- **Entries supplied**:
BEGIN

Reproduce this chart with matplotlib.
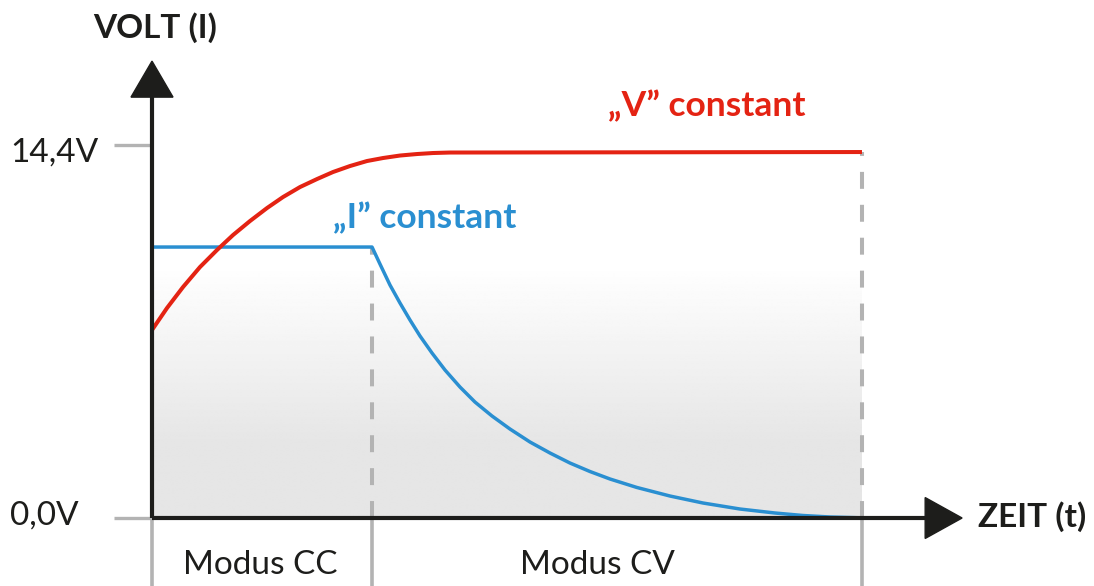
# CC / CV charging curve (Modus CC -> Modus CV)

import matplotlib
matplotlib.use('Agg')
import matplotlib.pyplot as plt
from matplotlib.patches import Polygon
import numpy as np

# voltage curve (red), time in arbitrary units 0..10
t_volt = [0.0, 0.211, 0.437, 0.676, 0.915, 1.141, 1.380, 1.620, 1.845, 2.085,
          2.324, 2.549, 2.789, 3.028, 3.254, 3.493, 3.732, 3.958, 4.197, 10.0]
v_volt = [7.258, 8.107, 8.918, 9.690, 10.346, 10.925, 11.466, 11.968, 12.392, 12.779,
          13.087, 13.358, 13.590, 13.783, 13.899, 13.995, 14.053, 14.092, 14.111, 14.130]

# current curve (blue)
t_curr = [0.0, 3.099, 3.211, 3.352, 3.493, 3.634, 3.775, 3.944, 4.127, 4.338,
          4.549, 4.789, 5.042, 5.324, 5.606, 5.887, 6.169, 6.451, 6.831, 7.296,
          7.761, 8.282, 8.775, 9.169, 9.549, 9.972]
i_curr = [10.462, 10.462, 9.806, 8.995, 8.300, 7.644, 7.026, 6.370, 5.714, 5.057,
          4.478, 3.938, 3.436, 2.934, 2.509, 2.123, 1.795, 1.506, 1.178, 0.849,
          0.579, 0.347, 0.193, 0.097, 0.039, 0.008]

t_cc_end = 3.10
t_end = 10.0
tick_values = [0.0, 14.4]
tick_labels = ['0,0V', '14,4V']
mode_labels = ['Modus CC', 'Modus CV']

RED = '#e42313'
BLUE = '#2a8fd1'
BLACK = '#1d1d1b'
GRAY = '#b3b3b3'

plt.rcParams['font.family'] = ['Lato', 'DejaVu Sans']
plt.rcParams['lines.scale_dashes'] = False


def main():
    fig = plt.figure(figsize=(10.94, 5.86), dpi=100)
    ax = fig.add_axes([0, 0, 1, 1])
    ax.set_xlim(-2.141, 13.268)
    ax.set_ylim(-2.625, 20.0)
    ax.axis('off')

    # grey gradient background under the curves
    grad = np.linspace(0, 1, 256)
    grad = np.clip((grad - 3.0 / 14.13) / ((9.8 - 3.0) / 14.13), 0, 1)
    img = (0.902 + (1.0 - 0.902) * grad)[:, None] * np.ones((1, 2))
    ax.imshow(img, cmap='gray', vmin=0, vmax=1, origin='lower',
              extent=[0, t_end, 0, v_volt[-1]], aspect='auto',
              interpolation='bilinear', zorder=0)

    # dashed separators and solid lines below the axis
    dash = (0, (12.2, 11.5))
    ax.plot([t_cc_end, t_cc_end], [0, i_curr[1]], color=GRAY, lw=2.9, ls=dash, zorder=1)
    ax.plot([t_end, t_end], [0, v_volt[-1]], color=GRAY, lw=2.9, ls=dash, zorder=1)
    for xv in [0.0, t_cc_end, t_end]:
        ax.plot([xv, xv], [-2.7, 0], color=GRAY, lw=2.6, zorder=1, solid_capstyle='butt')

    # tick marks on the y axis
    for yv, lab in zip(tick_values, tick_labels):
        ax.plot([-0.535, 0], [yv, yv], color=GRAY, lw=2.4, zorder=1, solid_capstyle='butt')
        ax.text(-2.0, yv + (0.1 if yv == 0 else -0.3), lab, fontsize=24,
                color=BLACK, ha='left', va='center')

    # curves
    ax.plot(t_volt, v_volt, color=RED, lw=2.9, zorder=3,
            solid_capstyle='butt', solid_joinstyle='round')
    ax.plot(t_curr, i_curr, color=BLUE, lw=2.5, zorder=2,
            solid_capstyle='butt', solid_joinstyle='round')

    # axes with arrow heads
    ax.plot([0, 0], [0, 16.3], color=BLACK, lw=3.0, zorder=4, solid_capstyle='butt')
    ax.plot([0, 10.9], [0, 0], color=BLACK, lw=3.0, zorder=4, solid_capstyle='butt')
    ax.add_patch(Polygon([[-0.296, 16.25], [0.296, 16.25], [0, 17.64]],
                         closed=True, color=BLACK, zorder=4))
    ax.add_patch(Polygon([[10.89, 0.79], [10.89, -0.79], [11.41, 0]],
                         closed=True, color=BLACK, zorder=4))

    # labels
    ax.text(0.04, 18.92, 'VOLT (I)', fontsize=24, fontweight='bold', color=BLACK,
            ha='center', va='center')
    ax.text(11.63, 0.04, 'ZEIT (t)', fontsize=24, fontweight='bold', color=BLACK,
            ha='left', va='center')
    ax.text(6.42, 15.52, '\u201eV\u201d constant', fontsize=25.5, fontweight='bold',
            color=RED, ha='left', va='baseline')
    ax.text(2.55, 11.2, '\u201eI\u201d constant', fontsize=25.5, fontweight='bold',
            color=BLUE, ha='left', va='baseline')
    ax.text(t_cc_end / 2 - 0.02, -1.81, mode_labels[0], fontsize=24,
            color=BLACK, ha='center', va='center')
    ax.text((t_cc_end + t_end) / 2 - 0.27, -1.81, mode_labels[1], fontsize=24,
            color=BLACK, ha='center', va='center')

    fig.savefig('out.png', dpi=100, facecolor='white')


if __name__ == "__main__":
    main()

END
BEGIN

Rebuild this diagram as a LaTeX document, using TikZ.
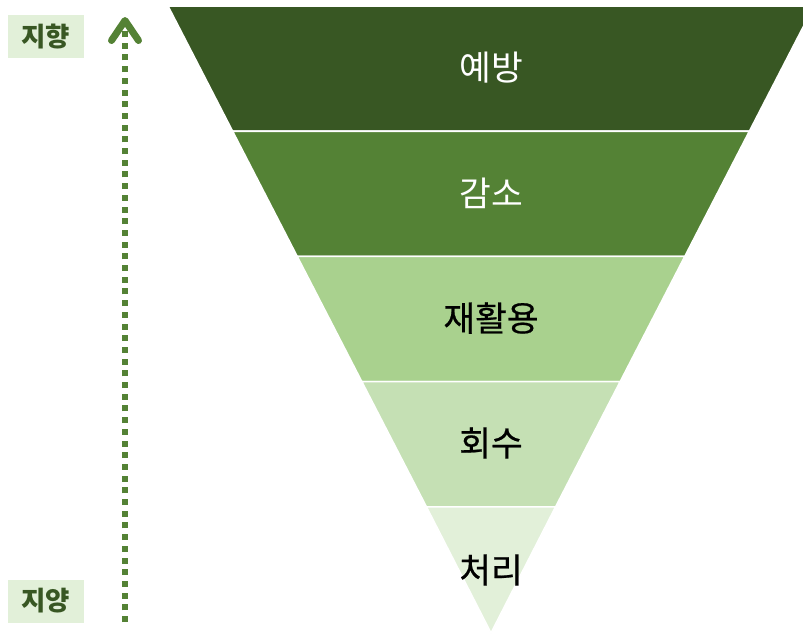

END
BEGIN

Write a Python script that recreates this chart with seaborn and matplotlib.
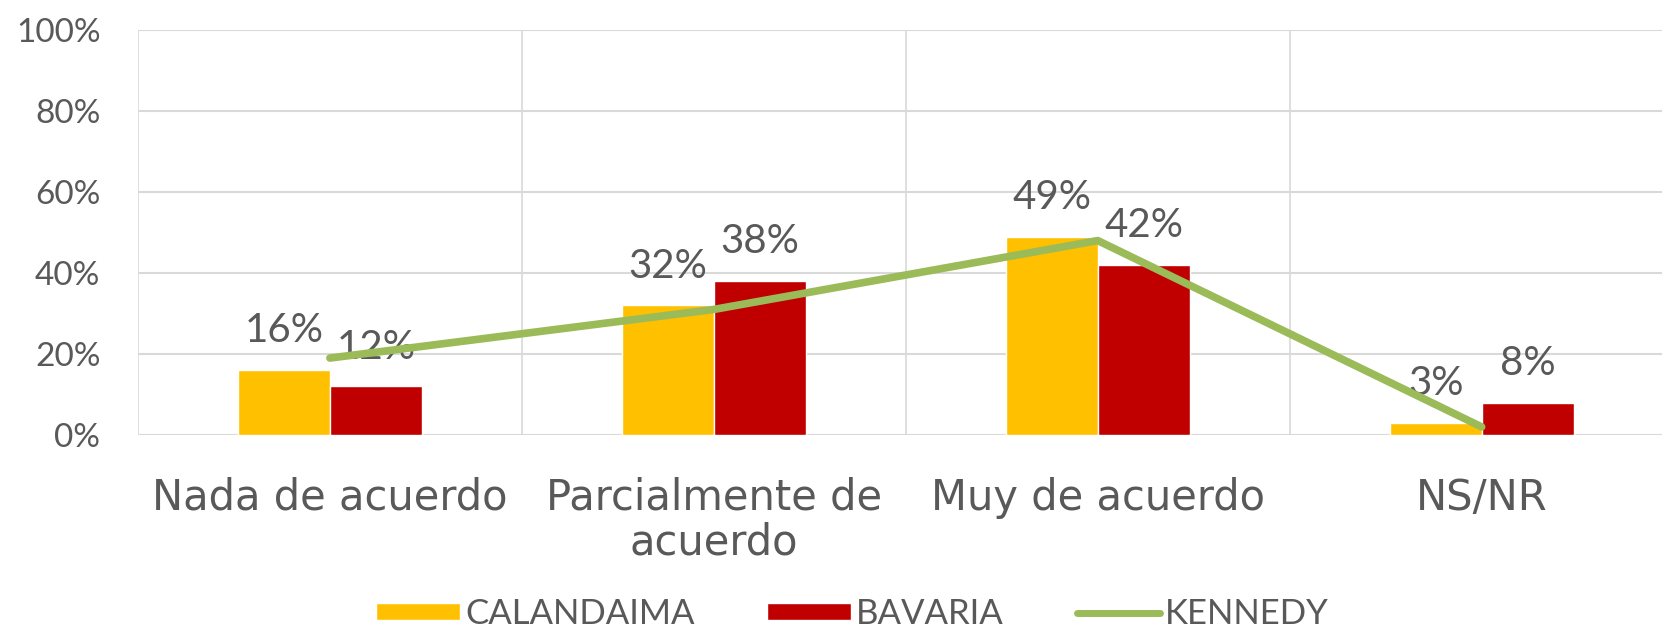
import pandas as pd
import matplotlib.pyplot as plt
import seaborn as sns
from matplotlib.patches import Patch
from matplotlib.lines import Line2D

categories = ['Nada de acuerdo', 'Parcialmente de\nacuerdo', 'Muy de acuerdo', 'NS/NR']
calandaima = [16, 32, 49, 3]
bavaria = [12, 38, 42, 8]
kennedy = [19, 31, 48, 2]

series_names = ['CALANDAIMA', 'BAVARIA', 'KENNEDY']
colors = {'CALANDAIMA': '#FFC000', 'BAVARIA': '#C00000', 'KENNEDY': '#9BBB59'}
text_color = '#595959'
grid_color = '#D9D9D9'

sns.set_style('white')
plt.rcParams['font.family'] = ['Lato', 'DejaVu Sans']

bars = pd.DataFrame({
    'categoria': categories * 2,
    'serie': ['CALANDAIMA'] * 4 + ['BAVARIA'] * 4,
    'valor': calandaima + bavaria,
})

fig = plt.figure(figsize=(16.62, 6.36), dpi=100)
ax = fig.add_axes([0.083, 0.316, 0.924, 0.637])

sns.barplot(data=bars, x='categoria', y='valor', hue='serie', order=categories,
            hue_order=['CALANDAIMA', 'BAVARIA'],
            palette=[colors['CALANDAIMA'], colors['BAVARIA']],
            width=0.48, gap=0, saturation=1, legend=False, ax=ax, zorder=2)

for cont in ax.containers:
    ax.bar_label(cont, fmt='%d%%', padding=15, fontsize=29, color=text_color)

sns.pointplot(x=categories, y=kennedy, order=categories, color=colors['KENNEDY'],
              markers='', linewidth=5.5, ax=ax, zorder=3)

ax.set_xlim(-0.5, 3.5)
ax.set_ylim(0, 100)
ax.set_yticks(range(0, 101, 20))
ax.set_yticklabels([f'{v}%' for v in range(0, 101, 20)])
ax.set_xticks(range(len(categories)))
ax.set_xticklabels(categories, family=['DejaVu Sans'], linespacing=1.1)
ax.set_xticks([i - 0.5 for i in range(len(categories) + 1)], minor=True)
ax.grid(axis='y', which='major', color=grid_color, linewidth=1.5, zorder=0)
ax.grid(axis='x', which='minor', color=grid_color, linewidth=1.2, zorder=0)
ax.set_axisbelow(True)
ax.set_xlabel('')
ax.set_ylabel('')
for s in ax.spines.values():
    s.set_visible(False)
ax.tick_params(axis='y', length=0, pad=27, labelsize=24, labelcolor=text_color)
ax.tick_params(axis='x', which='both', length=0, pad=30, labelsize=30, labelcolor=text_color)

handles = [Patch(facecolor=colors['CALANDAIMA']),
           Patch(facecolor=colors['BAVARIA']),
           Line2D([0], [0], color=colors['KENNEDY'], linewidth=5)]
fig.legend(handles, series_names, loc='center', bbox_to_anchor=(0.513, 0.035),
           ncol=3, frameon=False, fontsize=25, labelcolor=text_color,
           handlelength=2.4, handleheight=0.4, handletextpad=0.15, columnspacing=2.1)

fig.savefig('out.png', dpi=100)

END

- **Short exercise**: Omit all pictures, then copy the lines between the ones holding "Write a Python" and "from matplotlib.lines import Line2D", inclusive.

- **Complete output**:
Write a Python script that recreates this chart with seaborn and matplotlib.
import pandas as pd
import matplotlib.pyplot as plt
import seaborn as sns
from matplotlib.patches import Patch
from matplotlib.lines import Line2D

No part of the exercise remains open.